Trump’s self-proclaimed business celebrity is diminished by his failures: four enormous Chapter 11 bankruptcies, Trump University, Trump Air, Trump Steaks, Trump Vodka, Trump Ties (Made in China) and the United States Football League.
South Carolina narrowed the field, leaving a three-man race for the GOP nomination. Jeb Bush’s post-South Carolina withdrawal was actually bad news for Trump. When Ben Carson and John Kasich bow out, conditions will worsen for the frontrunner.

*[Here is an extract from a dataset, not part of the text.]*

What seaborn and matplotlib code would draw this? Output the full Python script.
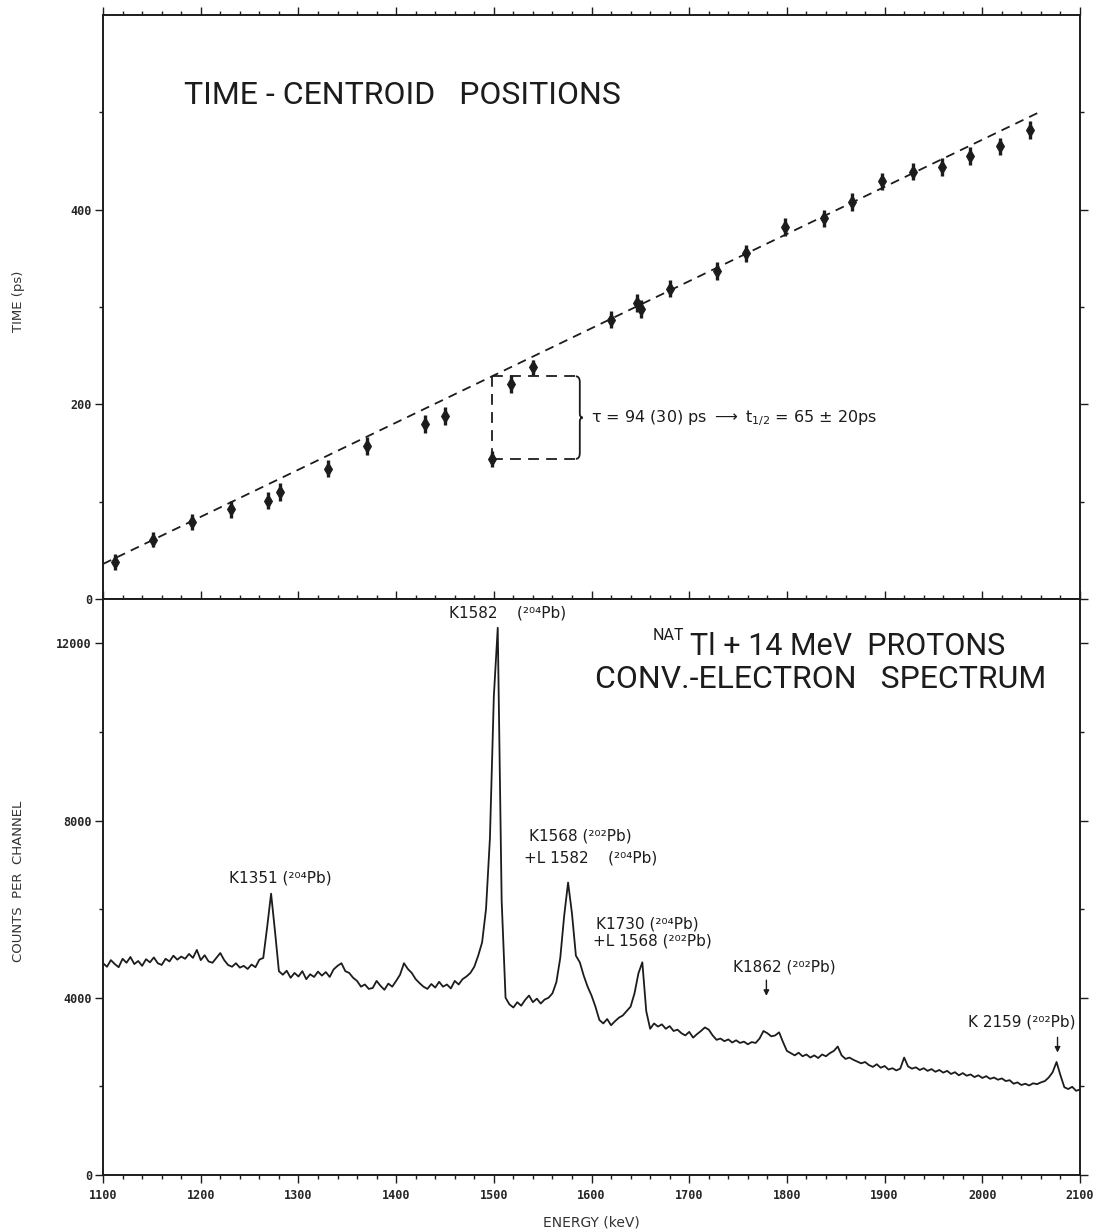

Their combined votes in South Carolina far exceeded Trump’s, so, if they wish to stop him, Marco Rubio and Ted Cruz must change their strategies. Head-to-head polling shows both men beating Trump, so Rubio and Cruz have been hammering each other trying to become the lone surviving anti-Donald. This strategy may make sense to both campaigns, but, if the two have reached a political second-place standoff, it’s not practical. Sooner rather than later, they must work together to defeat Trump. Failing that, like Jeb Bush, one must muster the selflessness and patriotism to step aside and allow the other to win the nomination.
Trump can be beaten in a two-man race, but not three. Pro-Hillary media know that either Cruz or Rubio can defeat Hillary Clinton, but Trump cannot. That’s why they give Donald seemingly-limitless free publicity.